I love this video for two reasons:
- It really reminds me of the usefulness of speaking to people in their own language, and to respect that they may be different from ourselves. Dominion: The Power of Man, the Suffering of Animals, and the Call to Mercy by Matthew Scully is an incredible book written by one of George W. Bush’s speechwriters, a conservative republican and a conservationist, not an abolitionist intersectional vegan by any means! However, his arguments have been enormously helpful to me in speaking with people who firmly believe that humans have God-given dominion over animals. I may not agree, and I might not define god in the same way they do, but I am now able to have an intelligent conversation with a right wing Christian carnist, in which I can respectfully quote all the compassionate Bible verses needed to counter the bloodthirsty ones they might feel attached to. Imagine what a different response this gay guy would have gotten if he’d said instead, “Your religion is oppressive and your Bible is lies!” By saying “Jesus is love” he effectively showed that the “preacher” was indeed a “false prophet,” at least, in the eyes of all of the people who were watching and who also want to believe that God, if s/he exists, is good and loving, and not hateful. Who are you going to agree with – the crazy bigot screaming vitriol, or the brave young man countering hatred with a reminder of Jesus’s love? I’m agnostic and more Buddhist than anything, but I’m still voting for the young man. Amen, brother.

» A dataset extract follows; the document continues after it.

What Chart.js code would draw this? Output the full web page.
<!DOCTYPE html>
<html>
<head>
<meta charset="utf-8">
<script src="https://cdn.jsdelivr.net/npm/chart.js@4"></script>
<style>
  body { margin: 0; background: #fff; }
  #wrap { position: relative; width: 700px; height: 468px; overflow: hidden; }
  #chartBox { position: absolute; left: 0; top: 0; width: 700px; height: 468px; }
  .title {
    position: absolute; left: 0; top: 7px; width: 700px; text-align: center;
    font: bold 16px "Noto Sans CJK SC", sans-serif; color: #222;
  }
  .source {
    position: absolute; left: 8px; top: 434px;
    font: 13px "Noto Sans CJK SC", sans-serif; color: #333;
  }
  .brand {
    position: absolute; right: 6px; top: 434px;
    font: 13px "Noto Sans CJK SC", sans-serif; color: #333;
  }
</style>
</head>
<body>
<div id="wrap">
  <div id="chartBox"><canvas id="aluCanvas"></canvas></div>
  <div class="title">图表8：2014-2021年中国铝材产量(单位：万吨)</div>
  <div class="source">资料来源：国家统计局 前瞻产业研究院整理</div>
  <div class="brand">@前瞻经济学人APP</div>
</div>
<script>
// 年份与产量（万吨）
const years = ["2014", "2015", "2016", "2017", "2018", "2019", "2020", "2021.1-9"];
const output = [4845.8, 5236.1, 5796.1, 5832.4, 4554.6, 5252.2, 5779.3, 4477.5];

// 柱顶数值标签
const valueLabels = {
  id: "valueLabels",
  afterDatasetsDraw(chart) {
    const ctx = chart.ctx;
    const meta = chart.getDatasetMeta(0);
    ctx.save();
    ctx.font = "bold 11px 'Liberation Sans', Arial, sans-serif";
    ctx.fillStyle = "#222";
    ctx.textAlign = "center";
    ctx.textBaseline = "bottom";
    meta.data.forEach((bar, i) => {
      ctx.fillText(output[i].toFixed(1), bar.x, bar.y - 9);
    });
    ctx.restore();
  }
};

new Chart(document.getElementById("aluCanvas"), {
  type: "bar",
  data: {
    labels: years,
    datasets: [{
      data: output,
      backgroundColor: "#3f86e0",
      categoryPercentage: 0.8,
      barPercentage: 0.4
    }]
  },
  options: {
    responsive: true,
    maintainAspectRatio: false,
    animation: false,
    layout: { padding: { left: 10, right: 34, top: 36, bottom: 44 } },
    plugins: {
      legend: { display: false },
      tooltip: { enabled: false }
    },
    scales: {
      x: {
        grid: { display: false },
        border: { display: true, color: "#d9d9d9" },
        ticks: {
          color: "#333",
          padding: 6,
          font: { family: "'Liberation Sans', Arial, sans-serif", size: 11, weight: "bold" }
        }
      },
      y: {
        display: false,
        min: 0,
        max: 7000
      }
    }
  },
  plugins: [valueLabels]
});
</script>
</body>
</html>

- The other reason I love this video is because once Shira and I were on the train in NYC, and an old man and woman sat down across from us with Christian-themed baseball caps on, and started hissing hateful words at us, saying we were going to hell. We didn’t know how to defend ourselves. No one said anything in our defense. It was one of the cruelest, saddest experiences of my life. I wished dearly at the time that they could have seen me as a peace and justice activist, an ethical person who practices nonviolence in my every action, a loving person in a committed and healthy relationship, a community-minded voter and taxpayer, a fellow Brooklynite. Instead they saw something disgusting they wanted to destroy. It broke my heart. So I want to thank the young man in this video for his courage, for standing up and saying what I didn’t say. Love wins.

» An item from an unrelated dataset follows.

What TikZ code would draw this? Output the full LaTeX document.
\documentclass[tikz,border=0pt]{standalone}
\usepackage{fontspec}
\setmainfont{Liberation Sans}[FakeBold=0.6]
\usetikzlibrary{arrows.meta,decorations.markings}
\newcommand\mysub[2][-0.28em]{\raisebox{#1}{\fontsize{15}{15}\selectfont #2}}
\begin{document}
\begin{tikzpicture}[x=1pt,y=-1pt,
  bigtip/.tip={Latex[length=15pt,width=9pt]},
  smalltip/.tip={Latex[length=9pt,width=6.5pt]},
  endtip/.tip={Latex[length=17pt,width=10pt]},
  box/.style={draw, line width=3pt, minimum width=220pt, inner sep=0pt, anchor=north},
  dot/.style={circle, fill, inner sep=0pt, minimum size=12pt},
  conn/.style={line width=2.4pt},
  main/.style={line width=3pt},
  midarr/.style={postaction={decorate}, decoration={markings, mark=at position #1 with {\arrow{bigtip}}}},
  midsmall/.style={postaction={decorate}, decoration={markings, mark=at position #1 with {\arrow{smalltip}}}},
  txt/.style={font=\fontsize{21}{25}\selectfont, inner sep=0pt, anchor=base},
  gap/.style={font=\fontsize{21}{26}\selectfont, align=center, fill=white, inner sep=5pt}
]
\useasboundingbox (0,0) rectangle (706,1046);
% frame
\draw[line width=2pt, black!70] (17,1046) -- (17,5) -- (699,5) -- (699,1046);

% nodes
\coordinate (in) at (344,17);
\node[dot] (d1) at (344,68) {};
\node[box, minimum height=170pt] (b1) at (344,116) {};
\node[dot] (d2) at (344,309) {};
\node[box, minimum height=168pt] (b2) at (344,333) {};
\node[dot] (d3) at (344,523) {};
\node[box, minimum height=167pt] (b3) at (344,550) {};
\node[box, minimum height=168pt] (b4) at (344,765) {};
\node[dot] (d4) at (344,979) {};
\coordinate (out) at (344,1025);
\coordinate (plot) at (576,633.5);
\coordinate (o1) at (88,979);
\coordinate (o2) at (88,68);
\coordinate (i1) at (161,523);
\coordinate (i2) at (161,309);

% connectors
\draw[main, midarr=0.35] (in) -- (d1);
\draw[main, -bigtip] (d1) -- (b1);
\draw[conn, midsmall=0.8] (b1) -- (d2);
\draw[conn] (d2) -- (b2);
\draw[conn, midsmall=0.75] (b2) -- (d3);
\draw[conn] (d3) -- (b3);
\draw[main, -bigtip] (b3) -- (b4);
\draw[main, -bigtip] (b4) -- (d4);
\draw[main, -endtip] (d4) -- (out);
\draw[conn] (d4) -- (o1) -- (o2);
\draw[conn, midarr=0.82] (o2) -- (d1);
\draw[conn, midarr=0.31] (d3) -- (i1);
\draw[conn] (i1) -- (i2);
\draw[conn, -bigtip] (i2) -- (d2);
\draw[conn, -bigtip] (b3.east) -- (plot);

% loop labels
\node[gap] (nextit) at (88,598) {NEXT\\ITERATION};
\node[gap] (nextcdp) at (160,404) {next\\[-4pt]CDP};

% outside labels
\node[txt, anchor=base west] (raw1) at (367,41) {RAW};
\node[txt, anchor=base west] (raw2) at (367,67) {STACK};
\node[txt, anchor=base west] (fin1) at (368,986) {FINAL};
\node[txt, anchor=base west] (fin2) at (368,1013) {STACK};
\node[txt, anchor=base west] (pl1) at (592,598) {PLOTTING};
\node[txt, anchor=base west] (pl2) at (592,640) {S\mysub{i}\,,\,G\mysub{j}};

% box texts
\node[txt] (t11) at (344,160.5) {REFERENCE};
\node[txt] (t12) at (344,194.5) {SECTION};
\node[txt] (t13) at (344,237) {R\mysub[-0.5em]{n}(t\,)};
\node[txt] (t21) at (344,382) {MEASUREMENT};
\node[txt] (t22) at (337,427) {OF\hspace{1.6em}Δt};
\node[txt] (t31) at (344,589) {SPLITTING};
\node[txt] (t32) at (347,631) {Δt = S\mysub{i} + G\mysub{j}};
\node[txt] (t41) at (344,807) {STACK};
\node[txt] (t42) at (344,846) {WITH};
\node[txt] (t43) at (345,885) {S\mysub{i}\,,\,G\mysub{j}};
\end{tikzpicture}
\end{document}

I also want to thank my freshman year roommate, Mer, and another one of our dorm-mates, Jesse, for having the courage to stand up one night at dinner, proclaiming, “I love Jesus!” It shocked me at the time because I hadn’t seen anyone progressive, any non-bigot, say something like that before, so exuberantly and honestly and earnestly, and from such a beautiful place of open-hearted love. If it wasn’t for those two people, and the influence of Hugh and his stories of radical Catholics (thank you Hugh!), I wouldn’t have come around to where I am now. My family has been wounded in the past by unjust and oppressive interpretations of religious scripture, and it’s taken me some time to get over my prejudice against religions and to find God in my own way. (Thanks to Josh A. for help in that department!)